* **Collection entries**
--- start ---

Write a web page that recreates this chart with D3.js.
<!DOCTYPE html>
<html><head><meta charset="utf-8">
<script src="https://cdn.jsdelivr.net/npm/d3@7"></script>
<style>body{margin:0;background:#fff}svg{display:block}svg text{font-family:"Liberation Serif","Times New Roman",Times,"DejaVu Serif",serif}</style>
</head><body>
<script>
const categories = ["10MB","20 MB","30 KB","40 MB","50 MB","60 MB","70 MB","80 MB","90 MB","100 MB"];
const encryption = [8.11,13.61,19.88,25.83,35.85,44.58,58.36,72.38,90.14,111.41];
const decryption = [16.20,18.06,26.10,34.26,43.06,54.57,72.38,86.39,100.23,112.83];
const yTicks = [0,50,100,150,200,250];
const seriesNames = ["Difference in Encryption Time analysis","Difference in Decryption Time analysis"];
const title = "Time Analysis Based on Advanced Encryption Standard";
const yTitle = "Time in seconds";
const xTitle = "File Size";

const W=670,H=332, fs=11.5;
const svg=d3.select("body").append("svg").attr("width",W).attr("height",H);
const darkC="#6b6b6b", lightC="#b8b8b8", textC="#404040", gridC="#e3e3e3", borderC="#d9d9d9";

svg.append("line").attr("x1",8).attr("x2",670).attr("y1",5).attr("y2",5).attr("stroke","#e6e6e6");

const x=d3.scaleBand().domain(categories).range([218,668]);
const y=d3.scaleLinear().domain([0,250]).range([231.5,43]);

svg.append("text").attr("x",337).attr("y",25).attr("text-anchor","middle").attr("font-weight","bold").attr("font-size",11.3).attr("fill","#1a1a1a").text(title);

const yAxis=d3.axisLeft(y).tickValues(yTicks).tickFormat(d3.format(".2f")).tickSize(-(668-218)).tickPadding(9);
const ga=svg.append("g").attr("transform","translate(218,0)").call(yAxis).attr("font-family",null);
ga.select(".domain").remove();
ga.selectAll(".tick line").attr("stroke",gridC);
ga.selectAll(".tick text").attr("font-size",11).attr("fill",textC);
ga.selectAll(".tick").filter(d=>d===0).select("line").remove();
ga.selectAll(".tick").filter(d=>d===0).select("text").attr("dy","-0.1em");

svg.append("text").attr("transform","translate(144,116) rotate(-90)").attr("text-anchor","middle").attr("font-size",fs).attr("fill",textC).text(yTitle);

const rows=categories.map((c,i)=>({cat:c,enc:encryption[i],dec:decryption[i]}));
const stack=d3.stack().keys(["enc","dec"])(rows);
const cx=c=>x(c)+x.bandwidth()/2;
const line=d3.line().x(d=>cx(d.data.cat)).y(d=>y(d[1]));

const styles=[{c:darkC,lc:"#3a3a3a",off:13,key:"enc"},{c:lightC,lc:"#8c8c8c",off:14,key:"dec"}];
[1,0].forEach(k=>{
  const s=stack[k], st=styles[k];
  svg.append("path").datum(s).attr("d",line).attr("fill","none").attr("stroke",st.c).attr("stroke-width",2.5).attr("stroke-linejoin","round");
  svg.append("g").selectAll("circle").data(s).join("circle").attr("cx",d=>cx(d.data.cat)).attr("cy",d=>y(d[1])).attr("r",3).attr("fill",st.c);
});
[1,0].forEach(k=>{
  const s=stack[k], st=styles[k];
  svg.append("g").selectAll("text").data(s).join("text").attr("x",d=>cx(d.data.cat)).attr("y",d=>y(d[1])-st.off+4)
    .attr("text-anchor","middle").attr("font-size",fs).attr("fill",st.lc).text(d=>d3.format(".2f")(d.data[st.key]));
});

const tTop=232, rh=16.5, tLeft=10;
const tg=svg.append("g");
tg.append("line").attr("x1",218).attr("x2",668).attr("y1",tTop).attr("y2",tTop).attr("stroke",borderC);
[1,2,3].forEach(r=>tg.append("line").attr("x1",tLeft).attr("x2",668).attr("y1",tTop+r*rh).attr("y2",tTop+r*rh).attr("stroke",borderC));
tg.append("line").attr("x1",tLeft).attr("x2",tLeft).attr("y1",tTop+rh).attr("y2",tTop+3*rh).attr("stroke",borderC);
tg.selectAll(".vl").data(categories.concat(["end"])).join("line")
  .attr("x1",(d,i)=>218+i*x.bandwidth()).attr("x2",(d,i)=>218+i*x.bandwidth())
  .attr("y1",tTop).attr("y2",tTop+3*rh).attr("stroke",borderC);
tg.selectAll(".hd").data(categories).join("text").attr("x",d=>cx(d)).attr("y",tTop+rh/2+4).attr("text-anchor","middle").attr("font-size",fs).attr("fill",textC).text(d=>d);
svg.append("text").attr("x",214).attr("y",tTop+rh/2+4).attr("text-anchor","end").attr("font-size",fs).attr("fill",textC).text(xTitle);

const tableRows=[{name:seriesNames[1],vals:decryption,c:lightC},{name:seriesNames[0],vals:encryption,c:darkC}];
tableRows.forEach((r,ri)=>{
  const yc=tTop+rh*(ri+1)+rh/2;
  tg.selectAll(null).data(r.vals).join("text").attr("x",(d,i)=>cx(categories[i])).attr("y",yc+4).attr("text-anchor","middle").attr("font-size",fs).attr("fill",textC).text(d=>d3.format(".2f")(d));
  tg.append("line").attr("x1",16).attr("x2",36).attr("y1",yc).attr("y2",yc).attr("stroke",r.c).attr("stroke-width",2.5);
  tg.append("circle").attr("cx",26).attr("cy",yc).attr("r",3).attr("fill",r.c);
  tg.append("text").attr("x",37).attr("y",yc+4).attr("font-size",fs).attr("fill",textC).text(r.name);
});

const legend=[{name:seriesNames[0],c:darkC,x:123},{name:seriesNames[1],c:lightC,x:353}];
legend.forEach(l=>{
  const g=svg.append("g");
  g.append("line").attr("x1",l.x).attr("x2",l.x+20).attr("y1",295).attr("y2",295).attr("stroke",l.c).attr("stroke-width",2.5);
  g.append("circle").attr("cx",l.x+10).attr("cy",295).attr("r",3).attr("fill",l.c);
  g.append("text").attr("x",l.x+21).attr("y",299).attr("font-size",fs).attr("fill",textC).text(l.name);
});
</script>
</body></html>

--- end ---
--- start ---

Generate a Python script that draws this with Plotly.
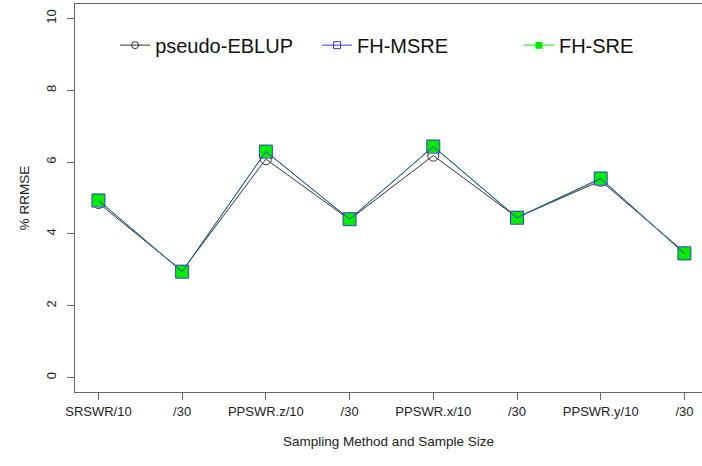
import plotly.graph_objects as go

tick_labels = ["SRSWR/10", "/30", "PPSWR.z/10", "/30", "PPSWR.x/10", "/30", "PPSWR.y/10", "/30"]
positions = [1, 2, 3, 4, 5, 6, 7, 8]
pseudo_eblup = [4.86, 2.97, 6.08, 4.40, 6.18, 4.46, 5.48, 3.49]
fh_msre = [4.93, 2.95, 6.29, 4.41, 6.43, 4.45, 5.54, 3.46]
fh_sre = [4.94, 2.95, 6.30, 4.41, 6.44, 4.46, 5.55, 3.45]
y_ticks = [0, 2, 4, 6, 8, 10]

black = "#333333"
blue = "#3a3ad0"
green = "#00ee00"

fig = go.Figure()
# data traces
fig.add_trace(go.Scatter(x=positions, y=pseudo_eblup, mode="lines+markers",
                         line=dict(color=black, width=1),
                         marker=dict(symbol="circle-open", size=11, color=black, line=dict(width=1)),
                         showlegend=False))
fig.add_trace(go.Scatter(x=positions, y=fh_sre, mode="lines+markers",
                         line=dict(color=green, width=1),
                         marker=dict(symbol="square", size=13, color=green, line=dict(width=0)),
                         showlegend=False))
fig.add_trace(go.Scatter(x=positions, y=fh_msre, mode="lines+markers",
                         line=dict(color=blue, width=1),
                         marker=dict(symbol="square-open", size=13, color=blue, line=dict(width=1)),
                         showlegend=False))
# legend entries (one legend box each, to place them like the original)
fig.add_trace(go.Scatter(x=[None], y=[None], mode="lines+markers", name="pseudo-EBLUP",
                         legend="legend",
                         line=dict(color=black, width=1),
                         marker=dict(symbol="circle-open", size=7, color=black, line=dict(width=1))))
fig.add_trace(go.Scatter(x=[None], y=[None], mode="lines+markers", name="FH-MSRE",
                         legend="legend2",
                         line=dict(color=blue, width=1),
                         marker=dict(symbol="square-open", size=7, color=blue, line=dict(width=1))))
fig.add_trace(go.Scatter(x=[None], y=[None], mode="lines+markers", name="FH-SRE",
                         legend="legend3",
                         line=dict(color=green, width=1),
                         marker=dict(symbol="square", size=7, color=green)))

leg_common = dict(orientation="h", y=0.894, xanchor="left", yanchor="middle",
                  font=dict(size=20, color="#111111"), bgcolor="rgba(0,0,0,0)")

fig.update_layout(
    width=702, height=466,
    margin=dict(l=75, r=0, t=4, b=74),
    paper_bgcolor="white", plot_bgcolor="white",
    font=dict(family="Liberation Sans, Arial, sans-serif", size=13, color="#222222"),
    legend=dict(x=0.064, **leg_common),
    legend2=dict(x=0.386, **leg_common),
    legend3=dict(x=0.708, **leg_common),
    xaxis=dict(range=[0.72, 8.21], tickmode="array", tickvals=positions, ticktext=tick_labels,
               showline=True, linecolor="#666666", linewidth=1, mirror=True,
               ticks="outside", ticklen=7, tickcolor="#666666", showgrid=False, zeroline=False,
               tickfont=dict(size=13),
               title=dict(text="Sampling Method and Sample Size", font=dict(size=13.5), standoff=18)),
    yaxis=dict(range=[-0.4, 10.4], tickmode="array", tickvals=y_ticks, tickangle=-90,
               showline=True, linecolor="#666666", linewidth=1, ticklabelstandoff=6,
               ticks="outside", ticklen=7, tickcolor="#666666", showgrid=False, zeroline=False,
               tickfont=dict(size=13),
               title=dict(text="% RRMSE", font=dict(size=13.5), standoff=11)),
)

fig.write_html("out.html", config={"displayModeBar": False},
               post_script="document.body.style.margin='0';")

--- end ---

* **THE TASK**
Your task is to transcribe exactly the lines starting at the line that contains "Generate a Python" and ending at the line that contains "import plotly.graph_objects as go", both included. Leave out the pictures.

* **SOLUTION FOR THIS TASK**
Generate a Python script that draws this with Plotly.
import plotly.graph_objects as go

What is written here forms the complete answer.